TEMPO.CO, Jakarta - Direktur Jenderal Aplikasi dan Informatika Kementerian Komunikasi dan Informatika, Semuel Abrijani Pangerapan, mengatakan pemerintah memiliki layanan untuk membantu korban-korban peretasan. Syaratnya korban harus mengizinkan penyidik pemerintah untuk mengakses sistem situs atau akun miliknya.
"Kalau butuh bantuan kami untuk menginvestigasi, kami punya expert digital forensic," katanya dalam diskusi Ngobrol @Tempo: Pembungkaman Kritik di Masa Pandemi, Kamis, 27 Agustus 2020.
Untuk bisa menggunakan jasa penyidik Kominfo, kata Semuel, korban peretasan sebelumnya wajib membuat laporan ke pihaknya.
Selain lewat Kementerian Komunikasi dan Informatika, kata Semuel, korban peretasan bisa menggunakan jasa ahli forensik digital dari swasta. Cara lain dengan melapor kepada Direktorat Cyber Crime Mabes Polri.
Menurut Semuel, peretasan masuk dalam kategori perkara pidana dan sanksinya pun cukup tinggi. Pasalnya pelaku secara ilegal mengakses sistem milik korban.
Direktur Eksekutif Southeast Asia Freedom of Expression Network (SAFEnet) Damar Juniarto mencatat selama Agustus 2020 terjadi 6 peretasan terhadap kelompok berisiko seperti jurnalis, akademikus, dan aktivis.
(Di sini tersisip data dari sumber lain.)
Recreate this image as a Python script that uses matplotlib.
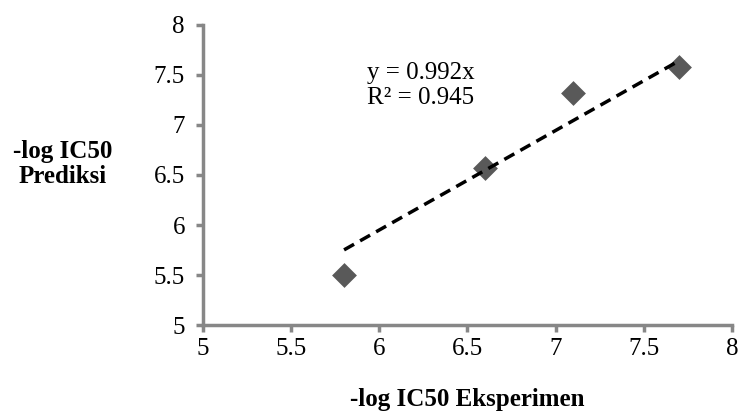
import numpy as np
import matplotlib
matplotlib.use("Agg")
import matplotlib.pyplot as plt

# data
x_exp = [5.8, 6.6, 7.1, 7.7]
y_pred = [5.5, 6.57, 7.32, 7.58]
slope = 0.992
r2 = 0.945
ticks = [5, 5.5, 6, 6.5, 7, 7.5, 8]
tick_labels = ["5", "5.5", "6", "6.5", "7", "7.5", "8"]

plt.rcParams['font.family'] = ['Liberation Serif', 'DejaVu Serif']

fig = plt.figure(figsize=(7.42, 4.12), dpi=100)
ax = fig.add_axes([0.2736, 0.21, 0.7129, 0.7305])

ax.scatter(x_exp, y_pred, marker='D', s=160, color='#595959', zorder=3, linewidths=0)

# trendline through origin, drawn over the data range
xt = np.array([min(x_exp), max(x_exp)])
ax.plot(xt, slope * xt, color='black', linestyle=(0, (3.3, 2.0)), linewidth=2.5, zorder=4)

ax.text(5.93, 7.39, f"y = {slope}x\nR² = {r2}", fontsize=18, va='center', ha='left',
        linespacing=1.15)

ax.set_xlim(5, 8)
ax.set_ylim(5, 8)
ax.set_xticks(ticks)
ax.set_xticklabels(tick_labels)
ax.set_yticks(ticks)
ax.set_yticklabels(tick_labels)

for side in ['top', 'right']:
    ax.spines[side].set_visible(False)
for side in ['left', 'bottom']:
    ax.spines[side].set_color('#878787')
    ax.spines[side].set_linewidth(2.5)
ax.tick_params(axis='both', direction='out', length=5, width=2.5, color='#878787',
               labelsize=18)
ax.tick_params(axis='x', pad=4)
ax.tick_params(axis='y', pad=8)

fig.text(0.085, 0.602, "-log IC50\nPrediksi", fontsize=18, fontweight='bold',
         ha='center', va='center', linespacing=1.1)
fig.text(0.63, 0.03, "-log IC50 Eksperimen", fontsize=18, fontweight='bold',
         ha='center', va='center')

fig.savefig("out.png", dpi=100)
Enam serangan itu terdiri dari satu serangan website deface yang menimpa situs Tempo.co, empat akses ilegal, dan satu pengambilan akun.
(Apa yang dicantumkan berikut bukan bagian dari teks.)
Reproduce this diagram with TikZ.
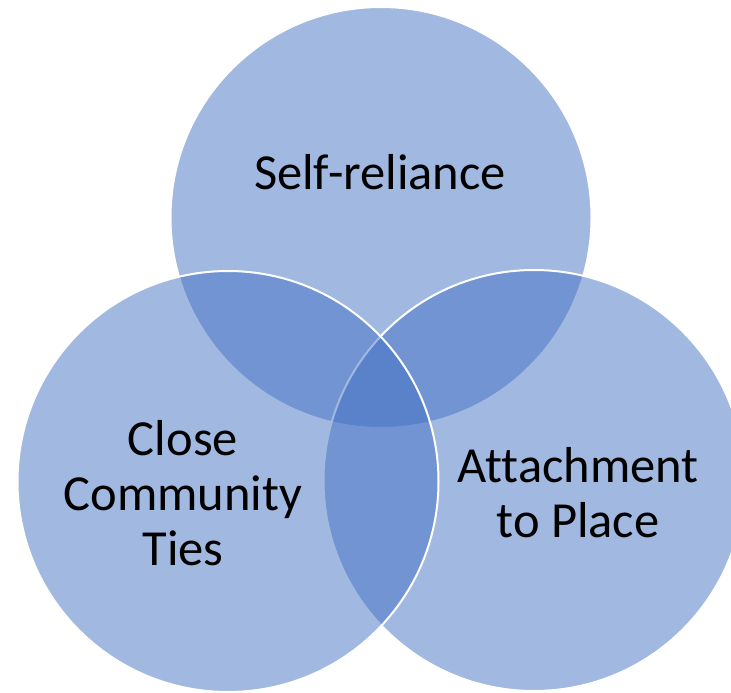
\documentclass[tikz,border=0pt]{standalone}
\usepackage{fontspec}
\setmainfont[Ligatures={NoCommon}]{Carlito}
\definecolor{vennblue}{HTML}{4472C4}
\begin{document}
\begin{tikzpicture}[x=1pt,y=-1pt,
  venn/.style={fill=vennblue,fill opacity=0.5,draw=white,draw opacity=1,line width=2pt},
  lbl/.style={inner sep=0pt,align=center,font=\fontsize{50.5}{55}\selectfont,text=black,anchor=base}]
\useasboundingbox (0,0) rectangle (731,693);
\fill[white] (0,0) rectangle (731,693);
\draw[venn] (381,217.5) circle[radius=210.5];
\draw[venn] (534,480.5) circle[radius=210.5];
\draw[venn] (228,481.5) circle[radius=210.5];
\node[lbl] (self) at (380,189) {Self-reliance};
\node[lbl] (close) at (183,565) {Close\\Community\\Ties};
\node[lbl] (attach) at (578,537) {Attachment\\to Place};
\end{tikzpicture}
\end{document}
Menurut Damar, kasus peretasan ini diduga kuat terkait dengan aktivitas para korban yang mengkritik kebijakan penanganan Covid-19 dari pemerintah. "Siapa yang ada di balik serangan tentu saja mereka yang berposisi berseberangan, Kami belum tahu siapa tapi paling tidak mereka sedang bahagia karena seolah tidak ada upaya atau penangkapan terhadap tindakan kriminal itu, ini yang kami khawatirkan," tuturnya.